Extract each line of the material that follows exactly and omit its pictures.

§ **Material**
______

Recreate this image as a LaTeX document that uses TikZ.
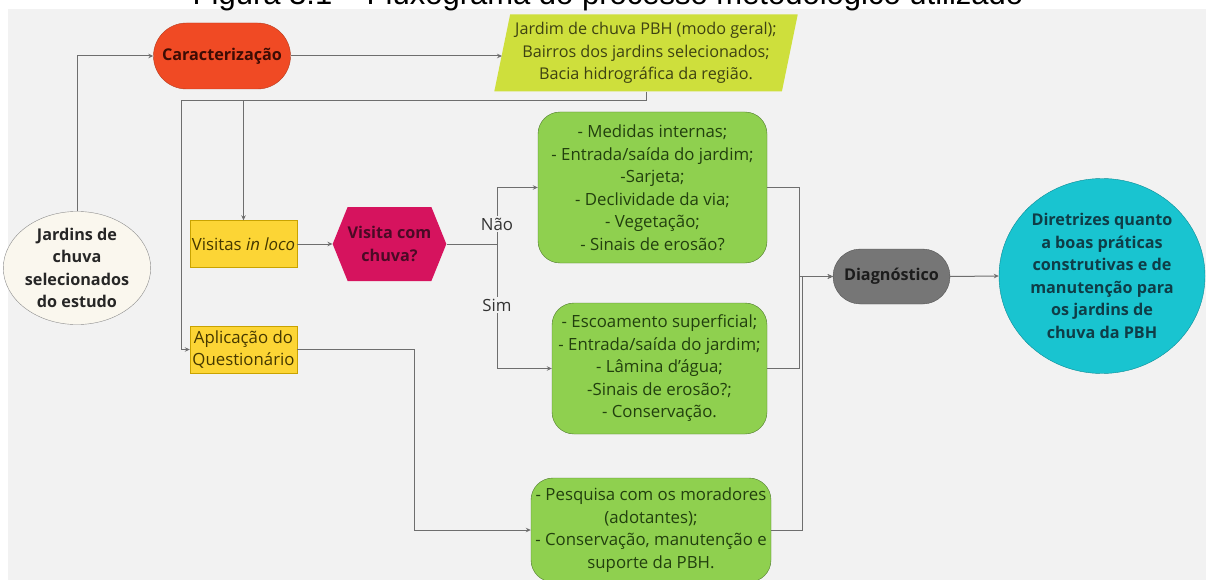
\documentclass[tikz,border=0pt]{standalone}
\usepackage{fontspec}
\setmainfont{Open Sans}
\newfontfamily\titlefont{Liberation Sans}
\usetikzlibrary{shapes.geometric, shapes.misc, shapes.symbols, arrows.meta}
\definecolor{bggray}{HTML}{F2F2F2}
\definecolor{linegray}{HTML}{6E6E6E}
\definecolor{startfill}{HTML}{FAF7EE}
\definecolor{startline}{HTML}{8C8C8C}
\definecolor{starttext}{HTML}{262626}
\definecolor{caracfill}{HTML}{F04A24}
\definecolor{caracline}{HTML}{B53A1C}
\definecolor{caractext}{HTML}{3D0C04}
\definecolor{limefill}{HTML}{CEDF3C}
\definecolor{limetext}{HTML}{3E4212}
\definecolor{yellowfill}{HTML}{FCD535}
\definecolor{yellowline}{HTML}{C9A300}
\definecolor{yellowtext}{HTML}{453800}
\definecolor{decfill}{HTML}{D6135E}
\definecolor{dectext}{HTML}{4A0A25}
\definecolor{greenfill}{HTML}{8FD04F}
\definecolor{greenline}{HTML}{4E7A2B}
\definecolor{greentext}{HTML}{22400E}
\definecolor{diagfill}{HTML}{767676}
\definecolor{diagline}{HTML}{555555}
\definecolor{diagtext}{HTML}{1C1C1C}
\definecolor{goalfill}{HTML}{19C4D0}
\definecolor{goalline}{HTML}{0C8C96}
\definecolor{goaltext}{HTML}{0F3D47}
\newcommand{\flowfont}{\fontsize{16.8}{22.5}\selectfont}
\newcommand{\flowbold}{\fontsize{16.2}{22.5}\selectfont\bfseries}
\tikzset{
	flownode/.style = {align=center, inner sep=0pt, text centered, font=\flowfont},
	startnode/.style = {flownode, ellipse, draw=startline, fill=startfill, text=starttext, font=\flowbold, minimum width=120pt, minimum height=109pt},
	pill/.style = {flownode, rounded rectangle, font=\flowbold},
	datanode/.style = {flownode, trapezium, trapezium left angle=76, trapezium right angle=104, trapezium stretches=true, fill=limefill, text=limetext, font=\fontsize{16.2}{22.5}\selectfont, minimum width=304pt, minimum height=77pt},
	activity/.style = {flownode, rectangle, draw=yellowline, fill=yellowfill, text=yellowtext, minimum width=107pt, minimum height=47pt},
	decision/.style = {flownode, signal, signal to=east and west, signal pointer angle=136, fill=decfill, text=dectext, font=\flowbold, minimum width=105pt, minimum height=74pt},
	result/.style = {flownode, rectangle, rounded corners=22pt, draw=greenline, fill=greenfill, text=greentext},
	goal/.style = {flownode, ellipse, draw=goalline, fill=goalfill, text=goaltext, font=\flowbold, minimum width=206pt, minimum height=195pt},
	flowline/.style = {draw=linegray, line width=1pt},
	arr/.style = {flowline, -{Stealth[length=5pt, width=4.5pt]}},
	branchlabel/.style = {flownode, fill=bggray, inner sep=2pt, text=black!80},
	titletext/.style = {anchor=base, inner sep=0pt, font=\titlefont\fontsize{31}{31}\selectfont}
}

\begin{document}
\begin{tikzpicture}[x=1pt, y=-1pt]
\useasboundingbox (0,0) rectangle (1206,580);
\fill[bggray] (8,9) rectangle (1206,580);
\node [titletext] (titulo) at (608,5) {Figura 3.1 – Fluxograma do processo metodológico utilizado};

\node [startnode] (jardins) at (77,268) {Jardins de\\chuva\\selecionados\\do estudo};
\node [pill, draw=caracline, fill=caracfill, text=caractext, minimum width=137pt, minimum height=66pt] (carac) at (222,56) {Caracterização};
\node [datanode] (dados) at (646,53) {Jardim de chuva PBH (modo geral);\\Bairros dos jardins selecionados;\\Bacia hidrográfica da região.};
\node [activity] (visitas) at (243.5,244) {Visitas \textit{in loco}};
\node [activity] (questionario) at (243.5,349.5) {Aplicação do\\Questionário};
\node [decision] (chuva) at (389.5,244) {Visita com\\chuva?};
\node [result, minimum width=229pt, minimum height=151pt] (medidas) at (652.5,187.5) {- Medidas internas;\\- Entrada/saída do jardim;\\-Sarjeta;\\- Declividade da via;\\- Vegetação;\\- Sinais de erosão?};
\node [result, minimum width=215pt, minimum height=131pt] (escoamento) at (659.5,368.5) {- Escoamento superficial;\\- Entrada/saída do jardim;\\- Lâmina d'água;\\-Sinais de erosão?;\\- Conservação.};
\node [result, minimum width=240pt, minimum height=104pt] (pesquisa) at (651,530) {- Pesquisa com os moradores\\(adotantes);\\- Conservação, manutenção e\\suporte da PBH.};
\node [pill, draw=diagline, fill=diagfill, text=diagtext, minimum width=117pt, minimum height=55pt] (diagnostico) at (891.5,276.5) {Diagnóstico};
\node [goal] (diretrizes) at (1102,276) {Diretrizes quanto\\a boas práticas\\construtivas e de\\manutenção para\\os jardins de\\chuva da PBH};

\coordinate (desce) at (181,101);
\coordinate (bifurca) at (497,244);
\draw[arr] (jardins.north) |- (carac.west);
\draw[arr] (carac.east) -- (carac.east -| dados.west);
\draw[arr] (dados.south) |- (desce) |- (questionario.west);
\draw[arr] (visitas.north |- desce) -- (visitas.north);
\draw[arr] (visitas.east) -- (chuva.west);
\draw[flowline] (chuva.east) -- (bifurca);
\draw[arr] (bifurca) |- (medidas.west);
\draw[arr] (bifurca) |- (escoamento.west);
\node [branchlabel] (nao) at (497,224) {Não};
\node [branchlabel] (sim) at (497,305) {Sim};
\draw[arr] (questionario.east) -- ++(117,0) |- (pesquisa.west);
\draw[arr] (medidas.east) -- ++(32,0) |- (diagnostico.west);
\draw[arr] (escoamento.east) -- ++(32,0) |- (diagnostico.west);
\draw[arr] (pesquisa.east) -- ++(31,0) |- (diagnostico.west);
\draw[arr] (diagnostico.east) -- (diretrizes.west);
\end{tikzpicture}
\end{document}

______

§ **Answer to this task**
Recreate this image as a LaTeX document that uses TikZ.
\documentclass[tikz,border=0pt]{standalone}
\usepackage{fontspec}
\setmainfont{Open Sans}
\newfontfamily\titlefont{Liberation Sans}
\usetikzlibrary{shapes.geometric, shapes.misc, shapes.symbols, arrows.meta}
\definecolor{bggray}{HTML}{F2F2F2}
\definecolor{linegray}{HTML}{6E6E6E}
\definecolor{startfill}{HTML}{FAF7EE}
\definecolor{startline}{HTML}{8C8C8C}
\definecolor{starttext}{HTML}{262626}
\definecolor{caracfill}{HTML}{F04A24}
\definecolor{caracline}{HTML}{B53A1C}
\definecolor{caractext}{HTML}{3D0C04}
\definecolor{limefill}{HTML}{CEDF3C}
\definecolor{limetext}{HTML}{3E4212}
\definecolor{yellowfill}{HTML}{FCD535}
\definecolor{yellowline}{HTML}{C9A300}
\definecolor{yellowtext}{HTML}{453800}
\definecolor{decfill}{HTML}{D6135E}
\definecolor{dectext}{HTML}{4A0A25}
\definecolor{greenfill}{HTML}{8FD04F}
\definecolor{greenline}{HTML}{4E7A2B}
\definecolor{greentext}{HTML}{22400E}
\definecolor{diagfill}{HTML}{767676}
\definecolor{diagline}{HTML}{555555}
\definecolor{diagtext}{HTML}{1C1C1C}
\definecolor{goalfill}{HTML}{19C4D0}
\definecolor{goalline}{HTML}{0C8C96}
\definecolor{goaltext}{HTML}{0F3D47}
\newcommand{\flowfont}{\fontsize{16.8}{22.5}\selectfont}
\newcommand{\flowbold}{\fontsize{16.2}{22.5}\selectfont\bfseries}
\tikzset{
	flownode/.style = {align=center, inner sep=0pt, text centered, font=\flowfont},
	startnode/.style = {flownode, ellipse, draw=startline, fill=startfill, text=starttext, font=\flowbold, minimum width=120pt, minimum height=109pt},
	pill/.style = {flownode, rounded rectangle, font=\flowbold},
	datanode/.style = {flownode, trapezium, trapezium left angle=76, trapezium right angle=104, trapezium stretches=true, fill=limefill, text=limetext, font=\fontsize{16.2}{22.5}\selectfont, minimum width=304pt, minimum height=77pt},
	activity/.style = {flownode, rectangle, draw=yellowline, fill=yellowfill, text=yellowtext, minimum width=107pt, minimum height=47pt},
	decision/.style = {flownode, signal, signal to=east and west, signal pointer angle=136, fill=decfill, text=dectext, font=\flowbold, minimum width=105pt, minimum height=74pt},
	result/.style = {flownode, rectangle, rounded corners=22pt, draw=greenline, fill=greenfill, text=greentext},
	goal/.style = {flownode, ellipse, draw=goalline, fill=goalfill, text=goaltext, font=\flowbold, minimum width=206pt, minimum height=195pt},
	flowline/.style = {draw=linegray, line width=1pt},
	arr/.style = {flowline, -{Stealth[length=5pt, width=4.5pt]}},
	branchlabel/.style = {flownode, fill=bggray, inner sep=2pt, text=black!80},
	titletext/.style = {anchor=base, inner sep=0pt, font=\titlefont\fontsize{31}{31}\selectfont}
}

\begin{document}
\begin{tikzpicture}[x=1pt, y=-1pt]
\useasboundingbox (0,0) rectangle (1206,580);
\fill[bggray] (8,9) rectangle (1206,580);
\node [titletext] (titulo) at (608,5) {Figura 3.1 – Fluxograma do processo metodológico utilizado};

\node [startnode] (jardins) at (77,268) {Jardins de\\chuva\\selecionados\\do estudo};
\node [pill, draw=caracline, fill=caracfill, text=caractext, minimum width=137pt, minimum height=66pt] (carac) at (222,56) {Caracterização};
\node [datanode] (dados) at (646,53) {Jardim de chuva PBH (modo geral);\\Bairros dos jardins selecionados;\\Bacia hidrográfica da região.};
\node [activity] (visitas) at (243.5,244) {Visitas \textit{in loco}};
\node [activity] (questionario) at (243.5,349.5) {Aplicação do\\Questionário};
\node [decision] (chuva) at (389.5,244) {Visita com\\chuva?};
\node [result, minimum width=229pt, minimum height=151pt] (medidas) at (652.5,187.5) {- Medidas internas;\\- Entrada/saída do jardim;\\-Sarjeta;\\- Declividade da via;\\- Vegetação;\\- Sinais de erosão?};
\node [result, minimum width=215pt, minimum height=131pt] (escoamento) at (659.5,368.5) {- Escoamento superficial;\\- Entrada/saída do jardim;\\- Lâmina d'água;\\-Sinais de erosão?;\\- Conservação.};
\node [result, minimum width=240pt, minimum height=104pt] (pesquisa) at (651,530) {- Pesquisa com os moradores\\(adotantes);\\- Conservação, manutenção e\\suporte da PBH.};
\node [pill, draw=diagline, fill=diagfill, text=diagtext, minimum width=117pt, minimum height=55pt] (diagnostico) at (891.5,276.5) {Diagnóstico};
\node [goal] (diretrizes) at (1102,276) {Diretrizes quanto\\a boas práticas\\construtivas e de\\manutenção para\\os jardins de\\chuva da PBH};

\coordinate (desce) at (181,101);
\coordinate (bifurca) at (497,244);
\draw[arr] (jardins.north) |- (carac.west);
\draw[arr] (carac.east) -- (carac.east -| dados.west);
\draw[arr] (dados.south) |- (desce) |- (questionario.west);
\draw[arr] (visitas.north |- desce) -- (visitas.north);
\draw[arr] (visitas.east) -- (chuva.west);
\draw[flowline] (chuva.east) -- (bifurca);
\draw[arr] (bifurca) |- (medidas.west);
\draw[arr] (bifurca) |- (escoamento.west);
\node [branchlabel] (nao) at (497,224) {Não};
\node [branchlabel] (sim) at (497,305) {Sim};
\draw[arr] (questionario.east) -- ++(117,0) |- (pesquisa.west);
\draw[arr] (medidas.east) -- ++(32,0) |- (diagnostico.west);
\draw[arr] (escoamento.east) -- ++(32,0) |- (diagnostico.west);
\draw[arr] (pesquisa.east) -- ++(31,0) |- (diagnostico.west);
\draw[arr] (diagnostico.east) -- (diretrizes.west);
\end{tikzpicture}
\end{document}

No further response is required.